Agus mengatakan, pertumbuhan pasar modal di Tiongkok sangat mengagumkan dan bisa dikatakan tumbuh sudah sangat tinggi sehingga apabila tergerus sampai 30 persen sejak 12 Juni 2015 lalu, jika dibandingkan pertumbuhan selama setahun terakhir, relatif akan masih tinggi.
Namun, lanjut Agus, yang perlu diperhatikan adalah dampaknya kepada pertumbuhan ekonomi Tiongkok itu sendiri karena akan berpengaruh besar terhadap Indonesia dan dunia seperti ditunjukkan dengan melemahnya harga komoditas dunia karena menurunnya permintaan dari Tiongkok.
“Kalau sekarang terjadi koreksi bahkan bila ada kebijakan menahan harga saham dibeli dan dihold (ditahan) setahun ternyata tetap koreksi, kita waspadai ini.
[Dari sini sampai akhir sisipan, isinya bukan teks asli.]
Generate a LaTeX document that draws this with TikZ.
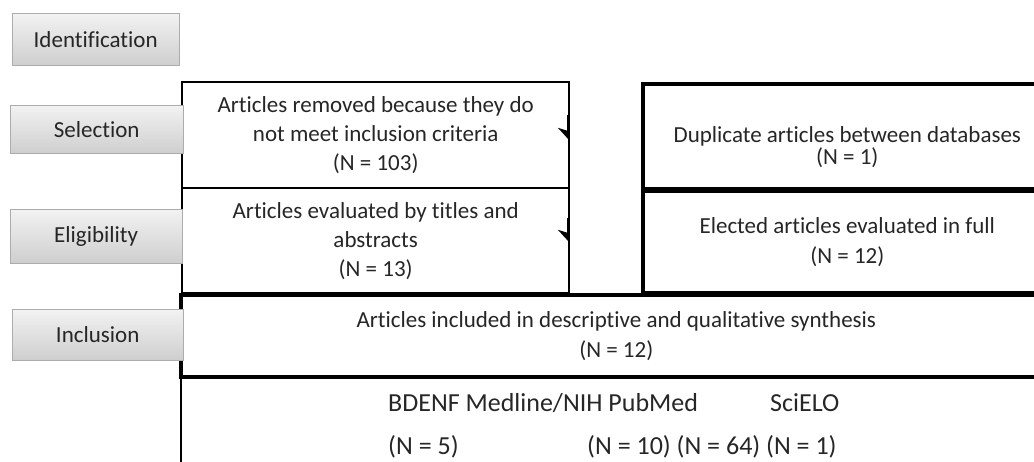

Ekonomi Tiongkok sangat dekat dengan ekonomi Indonesia, kita mesti waspadai kalau ada perlambatan ekonomi Tiongkok,” ujar Agus.
Agus masih optimistis pertumbuhan ekonomi Indonesia akan lebih baik pada semester dua mendatang, namun kondisi ekonomi Tiongkok perlu lebih diperhatikan.
“Studi kita kalau pertumbuhan ekonomi Tiongkok sampai tergerus 1 persen, dampak ke pertumbuhan ekonomi Indonesia bisa 0,4-0,6 persen. Jadi kita betul-betul harus perhatikan,” kata Agus.
Harga saham di Tiongkok terus anjlok pada Rabu (8/7/2015) lalu. Indeks Harga Saham Gabung Shanghai turun hampir 7 persen dan indeks harga saham gabungan Shenzhen turun 4 persen. (ant/dwi)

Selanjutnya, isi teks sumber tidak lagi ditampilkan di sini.